Выслушав мисс де Шабли, Холмс «очень внимательно рассмотрел ее, так что девушка вспыхнула и отвернулась, заявив, что не желает подвергаться осмотру, как скаковая лошадь». Холмс извинился и подчеркнул, что это необходимо для того, чтобы он мог помочь ей. Затем он спросил, не сохранилось ли у нее каких-либо вещей покойной матери.
– Только вот это, – ответила она, вынимая из сумочки голубую эмалевую брошь в форме сердца, оправленную в золото, и передавая ее сыщику.
Когда Холмс увидел эту вещь, его глаза «засияли, как маяки». Он тщательно осмотрел ее и передал Ватсону. Доктор отмечает, что брошь была «довольно большой и, вероятно, стоила значительную сумму». Внутри эмали можно было видеть имя «Эдвард», а внизу надпись «дю Шаб».

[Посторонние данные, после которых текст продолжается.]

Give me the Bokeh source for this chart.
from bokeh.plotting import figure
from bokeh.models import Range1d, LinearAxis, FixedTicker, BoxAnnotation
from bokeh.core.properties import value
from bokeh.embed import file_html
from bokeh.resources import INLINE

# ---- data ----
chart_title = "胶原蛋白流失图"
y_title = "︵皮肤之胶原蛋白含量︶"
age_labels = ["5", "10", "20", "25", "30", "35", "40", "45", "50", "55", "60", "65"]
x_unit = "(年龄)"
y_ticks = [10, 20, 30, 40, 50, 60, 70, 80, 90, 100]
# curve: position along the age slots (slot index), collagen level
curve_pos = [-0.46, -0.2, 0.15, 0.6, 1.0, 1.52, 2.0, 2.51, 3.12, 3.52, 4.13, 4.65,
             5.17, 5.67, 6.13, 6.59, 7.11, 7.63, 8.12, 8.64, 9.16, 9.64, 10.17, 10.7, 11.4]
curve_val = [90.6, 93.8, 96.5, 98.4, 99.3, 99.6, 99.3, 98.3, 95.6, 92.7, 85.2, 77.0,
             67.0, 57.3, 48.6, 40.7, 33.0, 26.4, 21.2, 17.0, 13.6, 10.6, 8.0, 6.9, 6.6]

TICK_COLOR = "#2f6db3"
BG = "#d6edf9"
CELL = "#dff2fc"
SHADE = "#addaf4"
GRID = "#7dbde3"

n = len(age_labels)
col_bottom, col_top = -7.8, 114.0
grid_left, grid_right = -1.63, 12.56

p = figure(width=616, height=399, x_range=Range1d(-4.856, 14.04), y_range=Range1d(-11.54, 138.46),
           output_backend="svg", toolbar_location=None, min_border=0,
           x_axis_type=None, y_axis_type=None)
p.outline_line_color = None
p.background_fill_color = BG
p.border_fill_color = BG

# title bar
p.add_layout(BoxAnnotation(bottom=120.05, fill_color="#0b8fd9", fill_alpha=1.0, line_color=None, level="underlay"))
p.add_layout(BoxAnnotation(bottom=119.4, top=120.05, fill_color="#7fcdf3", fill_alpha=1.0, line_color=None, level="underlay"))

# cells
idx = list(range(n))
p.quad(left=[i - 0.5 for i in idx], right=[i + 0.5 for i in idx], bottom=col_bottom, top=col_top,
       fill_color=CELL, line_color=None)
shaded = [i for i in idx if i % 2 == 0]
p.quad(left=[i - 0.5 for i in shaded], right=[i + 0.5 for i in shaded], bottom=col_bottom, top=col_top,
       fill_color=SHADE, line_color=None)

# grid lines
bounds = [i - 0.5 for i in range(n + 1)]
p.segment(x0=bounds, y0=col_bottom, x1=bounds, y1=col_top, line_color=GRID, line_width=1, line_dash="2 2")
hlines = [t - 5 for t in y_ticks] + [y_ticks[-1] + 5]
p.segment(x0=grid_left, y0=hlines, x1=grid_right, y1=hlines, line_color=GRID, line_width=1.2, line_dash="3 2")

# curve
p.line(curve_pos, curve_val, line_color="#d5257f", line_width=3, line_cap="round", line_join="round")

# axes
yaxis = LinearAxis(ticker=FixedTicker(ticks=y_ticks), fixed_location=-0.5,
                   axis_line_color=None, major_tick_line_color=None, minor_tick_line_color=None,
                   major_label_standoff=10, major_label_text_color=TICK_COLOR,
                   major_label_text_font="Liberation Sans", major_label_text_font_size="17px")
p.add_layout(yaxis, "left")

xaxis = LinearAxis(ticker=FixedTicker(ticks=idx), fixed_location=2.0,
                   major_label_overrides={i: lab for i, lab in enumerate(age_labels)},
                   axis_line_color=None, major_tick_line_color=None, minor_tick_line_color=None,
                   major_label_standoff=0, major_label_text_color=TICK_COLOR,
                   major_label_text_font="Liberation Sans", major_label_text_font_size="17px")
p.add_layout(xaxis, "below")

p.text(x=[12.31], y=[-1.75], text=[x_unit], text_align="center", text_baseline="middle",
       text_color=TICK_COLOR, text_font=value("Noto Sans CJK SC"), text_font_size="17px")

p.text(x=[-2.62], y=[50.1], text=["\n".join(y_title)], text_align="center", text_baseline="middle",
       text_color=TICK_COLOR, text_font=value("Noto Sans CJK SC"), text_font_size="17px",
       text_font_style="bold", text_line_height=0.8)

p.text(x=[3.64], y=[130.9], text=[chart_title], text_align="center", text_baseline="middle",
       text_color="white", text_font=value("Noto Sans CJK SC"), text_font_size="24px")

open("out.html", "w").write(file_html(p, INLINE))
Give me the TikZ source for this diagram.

Ватсон, как и Эмили, полагал, что эту брошь подарил Лизе ее муж, так что «Эдвард» – это английский вариант его имени (вместо «Эдуард»), а «дю Шаб» – сокращение от фамилии. Но когда посетительница ушла, Холмс заявил Ватсону, что эта «цепочка логических умозаключений целиком и полностью ошибочна». Впрочем, девушке он, загадочно улыбнувшись, сказал только, что она может уверить своего будущего свекра, что ее происхождение не просто порядочно, но что оно «гораздо более порядочно, чем у любого методистского пресвитера в королевстве».
На каком основании Холмс сделал такое заявление?